A pastor in Sierra Leone has unearthed a 706-carat diamond, according to the government, in one of the largest precious stone finds ever made worldwide.
The discovery was made by Pastor Emmanuel Momoh in an artisanal mine in the village of Koyadu in eastern Kono district, a government statement said on Thursday.
"A 706-carat diamond was presented to President Dr Ernest Bai Koroma yesterday evening," the statement said.
"Receiving the diamond President Koroma thanked the chief and his people for not smuggling the diamond out of the country," it added, referring to the Tankoro chiefdom where Momoh uncovered the gem.
The diamond will be sold in Sierra Leone with a "transparent" bidding process to the benefit of the community and country, the statement said.
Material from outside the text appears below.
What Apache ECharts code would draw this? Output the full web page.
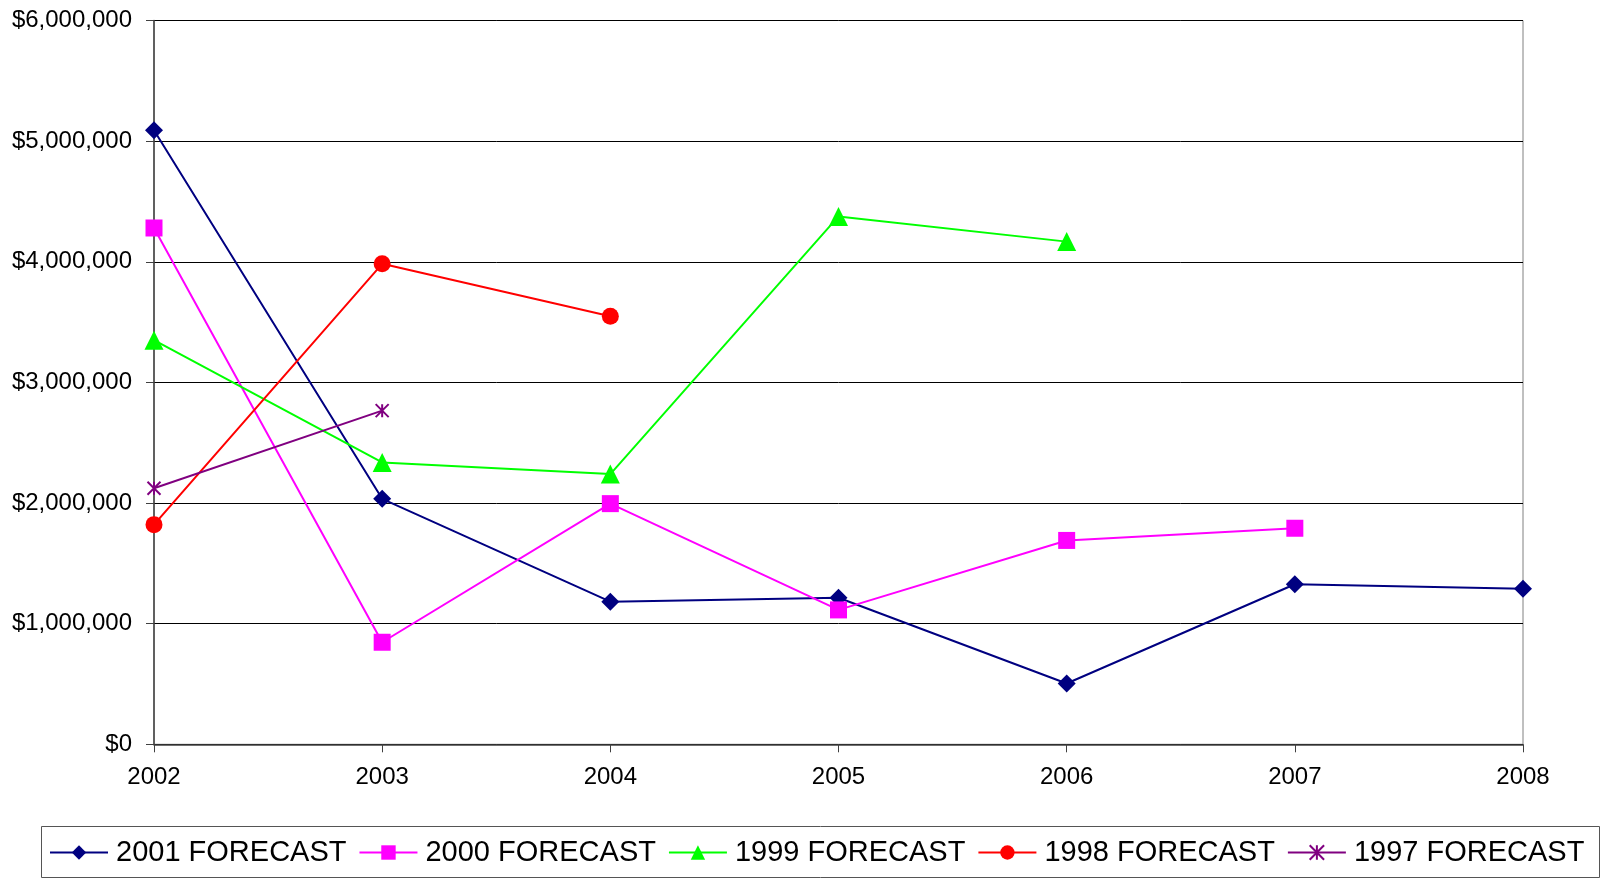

"I have to help the government and my people, so all of us can benefit," presidential spokesman Abdulai Bayraytay quoted the pastor as saying.
Sierra Leone's government has attempted to crack down on cross-border diamond trafficking to persuade foreign investors that "blood diamonds" that fuelled its civil war are a thing of the past.
Diamond expert Paul Zimnisky told the AFP news agency that once the gem's quality was assessed it could rank "between the 10th and 15th largest gem-diamonds ever recovered".
The US-based analyst said such a find by a so-called artisanal miner, the term for workers who use basic tools or their bare hands to sift the earth, was highly unusual.
"Most recent exceptional diamond discoveries have been made by large commercial miners that mine very large volumes of kimberlite ore and process it with advanced equipment," Zimnisky said.
Even though diamonds can be found in about a quarter of Sierra Leone, the country of about six million people is one of the world's five poorest nations, according to the United Nations.